Dorinda’s contribution to the UAHS was twofold: in the first place, as Lady Dunleath, she gave the prestige of her name and that of her husband to the fledgling body, anxious to be accepted and to make its way in centres of power within the civil service of Northern Ireland. It also proved useful that she was close in age to Charlie Brett, the forceful first chairman of the society, whose tendency to dominate the agenda and to steam roll colleagues was moderated, and even held in check, by her presence at committee meetings. No caustic sarcasm from Mr. Brett was ever aimed at Lady Dunleath; she and the chairman got on well together.

The publication of Lists of historic buildings, groups of buildings and buildings of architectural importance, which became the corner stone of the Society’s activities in its earliest years was due in large measure to Dorinda. She would have insisted that her contribution was accidental yet the fact remains that when, in the spring of 1969, the society wrote to Down County Council to enquire what preparations were being made to safeguard historic architecture within the Craigavon area, it was Dorinda and Dick Oram who attended a meeting at the Planning Office and, when officials asked whether the Heritage Society would be prepare to make a list of buildings on behalf of the local authority, it was once again Dorinda, who seeing that not to do so would be spineless, replied immediately ‘yes, we will’. She was a little shame faced on reporting what she had done to the next committee meeting but she had given the right answer, and from her decision the long series of published lists of buildings in different parts of the country followed. Dorinda herself was involved in four of the earliest lists Banbridge, Lurgan & Portadown, Lisburn – all compiled in 1969 – and Downpatrick – very much her home territory written in 1970 jointly with Peter Rankin and myself. The lists, which involved a lot of driving and a lot of looking, were a huge undertaking for a recently established society and, just as two heads are better than one, so two or even three pairs of eyes saw and and could interpret a lot more of what there was to an historic building than when people were working on their own. The visiting and writing up was time consuming but it was also enjoyable and the corporate activity built cohesion amongst us all.  In the reprint of Mid Down, published in 1974, a total of no less than nineteen lists and surveys is set out at the back of the book.

In a society that has long past its fiftieth anniversary it is hard to recall the energy and enthusiasm of the early days.
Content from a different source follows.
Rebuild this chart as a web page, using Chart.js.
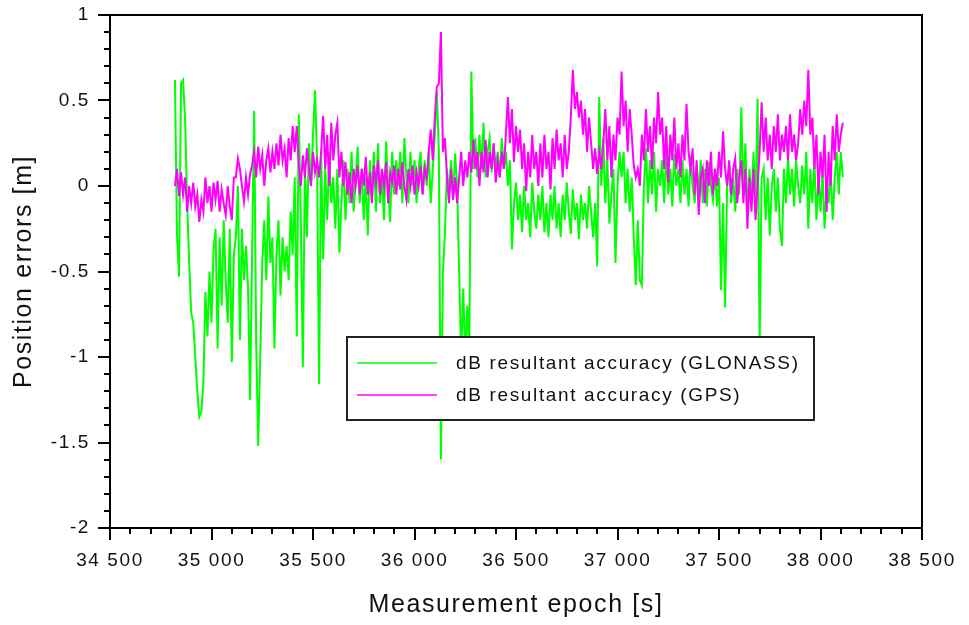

We believed that the publication of every list offered an opportunity to recruit new members. To this end, the UAHS held an open meeting in each town or area as soon as a list was published, aiming to spread the word and to offer locals an opportunity to learn how important their properties were. Each meeting involved a prior visit to ask shopkeepers to put up posters in their windows and Dorinda was brilliant at this. In Antrim town, planning to promote the Antrim and Ballymena list by Donald Girvan and Dick Oram, she had gone into a butchers shop to introduce herself: ‘I’m Lady Dunleath,’ she said to a startled butcher who simply replied ‘Go on!’ That she immediately shared this story in a pub, after all the posters had gone up, was typical of her subversive sense of humour and the instinctive delight she took when things did not run to plan or – even better – went spectacularly wrong!

A second aspect of the work of the Society, in which Dorinda played a significant role was in the establishment and running of ‘Hearth’, whose cosy acronym, invented by Charlie Brett, stands for Historic, Environmental and Architectural Renovation Trust for Housing. Hearth was set up, early in 1972, as a joint venture between the UAHS and the Northern Ireland Committee of the National Trust. Its first project was the restoration of cottages and almshouses at Seaforde in Co.Down and its work to secure the continuity of groups of characteristic smaller buildings in Ulster, latterly as an independent entity, continues to the present day. Dorinda represented the Society on the joint board of Hearth from the initial planning of the trust in 1971 until well into the 1980s. At the same time she was also chosen to serve as a representative trustee for the Department of Education on the board of the Ulster Museum from 1977 to 1986.

These were the years in which Ballywalter Park became almost the default setting for UAHS events. The house served first as a fine location for lunches or dinners, held to draw the attention of officialdom to important conservation issues and policies of concern to the society, most notably and successfully the urgent need for some form of official government listing of historic buildings.  On other occasions, Lanyon’s sumptuous interior was to provide a unique setting for a range of open days and fund-raising events held freely for the benefit of our members. There were concerts in the central hall, involving a delicate portative eighteenth-century organ on the landing of the staircase, and at least two jazz sessions, billed as ‘the Ballywalter Basement Blues’, both representing the broad range of Henry Dunleath’s musical interests.

On the death of Lord Dunleath, aged sixty in January 1993, Dorinda’s long connection with Ballywalter Park had to end. She did not leave the Ards peninsula but valiantly decided to create a miniature domain for herself at Killyvolgan, close to Ballywalter, developed from the layout of a pre-existing nineteenth-century farmhouse. Though not lacking in engagement with local cultural and conservation issues, the final twenty years of Lady Dunleath’s life were cruelly restricted by the progressive yet long delayed threat of her inevitable blindness. She bore her severe disablement with patience and even a grim sense of mirth, joking about incidents occasioned by her near blindness, until that became total, which meant that she could no longer continue to live in her own house. She was a resident in the Somme Nursing Home, Sydenham, Belfast when she died earlier this year.